Repeat every entry in the listing below, exactly.

▬▬▬

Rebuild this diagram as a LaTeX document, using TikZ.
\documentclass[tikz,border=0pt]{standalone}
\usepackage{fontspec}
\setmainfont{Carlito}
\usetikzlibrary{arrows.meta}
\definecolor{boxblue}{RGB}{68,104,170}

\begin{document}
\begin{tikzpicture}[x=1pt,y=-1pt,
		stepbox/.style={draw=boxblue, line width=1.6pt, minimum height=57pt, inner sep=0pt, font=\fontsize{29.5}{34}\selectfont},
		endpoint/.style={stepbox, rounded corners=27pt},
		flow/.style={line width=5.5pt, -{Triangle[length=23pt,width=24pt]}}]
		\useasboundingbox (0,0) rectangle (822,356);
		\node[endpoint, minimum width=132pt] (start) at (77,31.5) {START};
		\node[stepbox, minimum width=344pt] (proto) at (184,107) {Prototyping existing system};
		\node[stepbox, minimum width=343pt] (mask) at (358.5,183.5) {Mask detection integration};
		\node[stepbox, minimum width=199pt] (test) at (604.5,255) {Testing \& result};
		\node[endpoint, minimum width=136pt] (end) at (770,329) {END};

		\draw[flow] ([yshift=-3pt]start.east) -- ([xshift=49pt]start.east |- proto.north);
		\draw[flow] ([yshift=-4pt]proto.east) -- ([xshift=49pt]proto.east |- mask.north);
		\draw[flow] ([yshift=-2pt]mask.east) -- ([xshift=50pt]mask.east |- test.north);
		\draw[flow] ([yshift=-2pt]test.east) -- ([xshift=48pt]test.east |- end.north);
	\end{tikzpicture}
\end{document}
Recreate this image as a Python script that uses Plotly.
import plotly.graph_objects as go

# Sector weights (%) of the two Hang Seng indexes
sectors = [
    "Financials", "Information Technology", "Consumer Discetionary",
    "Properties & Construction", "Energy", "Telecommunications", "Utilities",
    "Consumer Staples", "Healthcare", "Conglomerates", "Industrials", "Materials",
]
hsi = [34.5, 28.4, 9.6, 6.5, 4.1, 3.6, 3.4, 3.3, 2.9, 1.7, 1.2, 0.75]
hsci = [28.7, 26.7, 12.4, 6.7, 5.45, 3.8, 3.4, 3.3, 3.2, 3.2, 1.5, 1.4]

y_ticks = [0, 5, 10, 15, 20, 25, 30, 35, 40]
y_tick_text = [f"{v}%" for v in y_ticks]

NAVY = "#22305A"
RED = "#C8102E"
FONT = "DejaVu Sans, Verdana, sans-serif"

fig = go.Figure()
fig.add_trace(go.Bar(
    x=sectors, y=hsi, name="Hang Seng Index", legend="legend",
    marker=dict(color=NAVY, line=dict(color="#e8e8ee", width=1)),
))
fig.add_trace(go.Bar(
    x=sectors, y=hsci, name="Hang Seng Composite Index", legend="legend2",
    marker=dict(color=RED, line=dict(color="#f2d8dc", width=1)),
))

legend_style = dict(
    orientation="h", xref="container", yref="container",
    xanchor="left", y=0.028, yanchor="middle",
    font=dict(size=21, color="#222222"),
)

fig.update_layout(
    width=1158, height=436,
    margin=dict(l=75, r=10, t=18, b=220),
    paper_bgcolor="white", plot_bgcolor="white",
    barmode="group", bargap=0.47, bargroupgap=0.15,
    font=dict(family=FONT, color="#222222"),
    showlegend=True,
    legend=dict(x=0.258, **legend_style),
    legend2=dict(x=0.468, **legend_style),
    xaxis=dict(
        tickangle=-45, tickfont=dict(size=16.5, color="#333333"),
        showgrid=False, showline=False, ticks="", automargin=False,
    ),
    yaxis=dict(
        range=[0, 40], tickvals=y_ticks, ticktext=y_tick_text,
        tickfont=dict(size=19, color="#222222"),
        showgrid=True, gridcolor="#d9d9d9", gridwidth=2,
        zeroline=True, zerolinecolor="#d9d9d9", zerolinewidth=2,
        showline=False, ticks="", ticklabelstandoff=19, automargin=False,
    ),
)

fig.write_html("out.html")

▬▬▬

*Answer to the task:*
Rebuild this diagram as a LaTeX document, using TikZ.
\documentclass[tikz,border=0pt]{standalone}
\usepackage{fontspec}
\setmainfont{Carlito}
\usetikzlibrary{arrows.meta}
\definecolor{boxblue}{RGB}{68,104,170}

\begin{document}
\begin{tikzpicture}[x=1pt,y=-1pt,
		stepbox/.style={draw=boxblue, line width=1.6pt, minimum height=57pt, inner sep=0pt, font=\fontsize{29.5}{34}\selectfont},
		endpoint/.style={stepbox, rounded corners=27pt},
		flow/.style={line width=5.5pt, -{Triangle[length=23pt,width=24pt]}}]
		\useasboundingbox (0,0) rectangle (822,356);
		\node[endpoint, minimum width=132pt] (start) at (77,31.5) {START};
		\node[stepbox, minimum width=344pt] (proto) at (184,107) {Prototyping existing system};
		\node[stepbox, minimum width=343pt] (mask) at (358.5,183.5) {Mask detection integration};
		\node[stepbox, minimum width=199pt] (test) at (604.5,255) {Testing \& result};
		\node[endpoint, minimum width=136pt] (end) at (770,329) {END};

		\draw[flow] ([yshift=-3pt]start.east) -- ([xshift=49pt]start.east |- proto.north);
		\draw[flow] ([yshift=-4pt]proto.east) -- ([xshift=49pt]proto.east |- mask.north);
		\draw[flow] ([yshift=-2pt]mask.east) -- ([xshift=50pt]mask.east |- test.north);
		\draw[flow] ([yshift=-2pt]test.east) -- ([xshift=48pt]test.east |- end.north);
	\end{tikzpicture}
\end{document}
Recreate this image as a Python script that uses Plotly.
import plotly.graph_objects as go

# Sector weights (%) of the two Hang Seng indexes
sectors = [
    "Financials", "Information Technology", "Consumer Discetionary",
    "Properties & Construction", "Energy", "Telecommunications", "Utilities",
    "Consumer Staples", "Healthcare", "Conglomerates", "Industrials", "Materials",
]
hsi = [34.5, 28.4, 9.6, 6.5, 4.1, 3.6, 3.4, 3.3, 2.9, 1.7, 1.2, 0.75]
hsci = [28.7, 26.7, 12.4, 6.7, 5.45, 3.8, 3.4, 3.3, 3.2, 3.2, 1.5, 1.4]

y_ticks = [0, 5, 10, 15, 20, 25, 30, 35, 40]
y_tick_text = [f"{v}%" for v in y_ticks]

NAVY = "#22305A"
RED = "#C8102E"
FONT = "DejaVu Sans, Verdana, sans-serif"

fig = go.Figure()
fig.add_trace(go.Bar(
    x=sectors, y=hsi, name="Hang Seng Index", legend="legend",
    marker=dict(color=NAVY, line=dict(color="#e8e8ee", width=1)),
))
fig.add_trace(go.Bar(
    x=sectors, y=hsci, name="Hang Seng Composite Index", legend="legend2",
    marker=dict(color=RED, line=dict(color="#f2d8dc", width=1)),
))

legend_style = dict(
    orientation="h", xref="container", yref="container",
    xanchor="left", y=0.028, yanchor="middle",
    font=dict(size=21, color="#222222"),
)

fig.update_layout(
    width=1158, height=436,
    margin=dict(l=75, r=10, t=18, b=220),
    paper_bgcolor="white", plot_bgcolor="white",
    barmode="group", bargap=0.47, bargroupgap=0.15,
    font=dict(family=FONT, color="#222222"),
    showlegend=True,
    legend=dict(x=0.258, **legend_style),
    legend2=dict(x=0.468, **legend_style),
    xaxis=dict(
        tickangle=-45, tickfont=dict(size=16.5, color="#333333"),
        showgrid=False, showline=False, ticks="", automargin=False,
    ),
    yaxis=dict(
        range=[0, 40], tickvals=y_ticks, ticktext=y_tick_text,
        tickfont=dict(size=19, color="#222222"),
        showgrid=True, gridcolor="#d9d9d9", gridwidth=2,
        zeroline=True, zerolinecolor="#d9d9d9", zerolinewidth=2,
        showline=False, ticks="", ticklabelstandoff=19, automargin=False,
    ),
)

fig.write_html("out.html")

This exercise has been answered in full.